Las fotos que se han difundido de las maletas repletas de billetes al capturar a José López, secretario de Estado de Obras Públicas durante los gobiernos de Néstor Kirchner y Cristina Fernández, el caos político y moral en que se debate Venezuela por el poder que genera el petróleo o las denuncias contra el Vicepresidente de la República Federativa de Brasil o en el Ecuador los efectos de los ‘Panamá Papers’, los silencios contractuales y salida intempestiva de altos funcionarios solo aportan a que las brumas de la sospechas sean cada vez más densas. Todos son hechos escalofriantes que asolan la conciencia de los ciudadanos comunes del continente.
No es que en estos tiempos se ha descubierto la corrupción política como un nuevo y extraño virus. Siempre, desde los tiempos bíblicos y un poco antes fue un pecado, pero jamás ha tenido la generalidad, la magnitud de la era actual y ha gozado de una extraña tolerancia social. Aunque sea tarde y para aliviar el espanto, ayuda repasar sobre estas circunstancias al profeta Jeremías en el Antiguo Testamento: “Se engordaron y se pusieron lustrosos, y sobrepasaron los hechos del malo… con todo, se hicieron prósperos, y la causa de los pobres no juzgaron” .
La corrupción centrada en el ejercicio del poder y en las estrategias para captarlo se ha juntado con el terrorismo y el narcotráfico como tres caballos del apocalipsis en el siglo XXI. No hay urgencia en encontrar el cuarto caballo para seguir la ruta de la terrible profecía de San Juan. Suficiente para el balance con los tres que cabalgan desaforadamente.

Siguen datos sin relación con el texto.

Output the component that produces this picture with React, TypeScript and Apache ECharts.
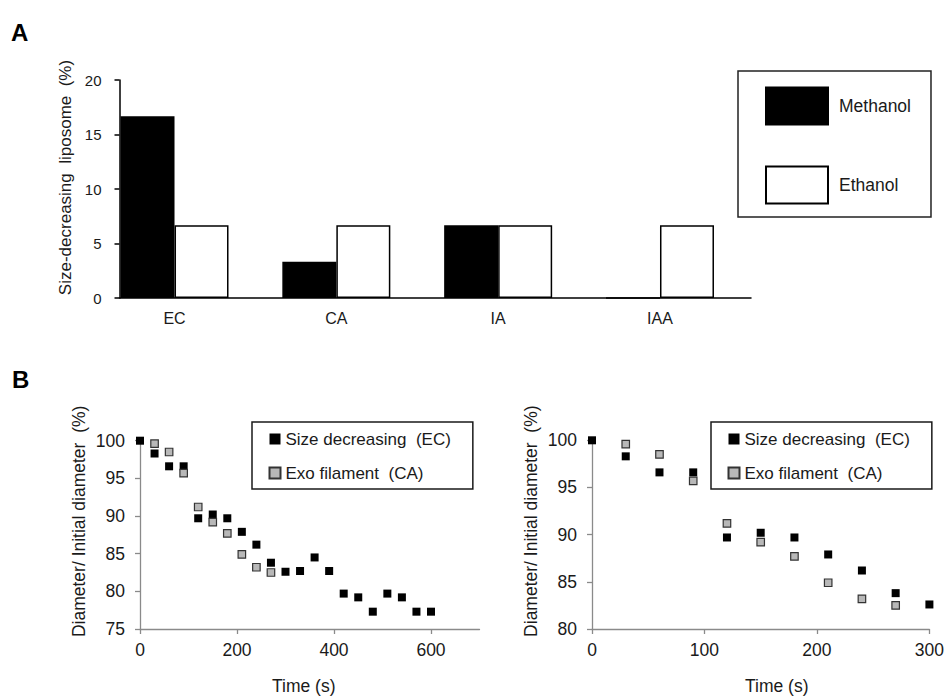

Por eso, para no caer en la inercia o la tolerancia es importante empezar por identificar tres hechos que coinciden para la fortaleza de la corrupción a un nivel de pandemia. En primer lugar, es necesario evaluar los efectos de la crisis ideológica mundial que se originó a raíz del fin de la Guerra Fría. Se eliminó el fragor de la militancia y la ética de la competencia política; luego, en el plano estructural del Estado, la aniquilación de la división de poderes que incidió en el dispendio de los recursos públicos ; y, finalmente, la eliminación de los obstáculos que impedían la reelección indefinida de los conductores. Este último factor genera una fuerza magnética de carácter piramidal donde las manos, al tiempo que aplauden y adulan, son libres para encauzar sólidos destinos personales. Existe un posible cuarto elemento de tipo: el religioso.
En muchos cultos los creyentes han aumentado como en ninguna otra era, pero parece que ha disminuido la influencia de las iglesias en el campo ético social de la sociedad. Así, se puede ser un cumplido e impecable feligrés y un audaz defraudador al mismo tiempo. Ojalá sea una exageración y haya que pedir perdón, pero es verdad que solo con audacia y la moral bien guardada se puede alcanzar al ‘tren bala’ cuando pasa cerca.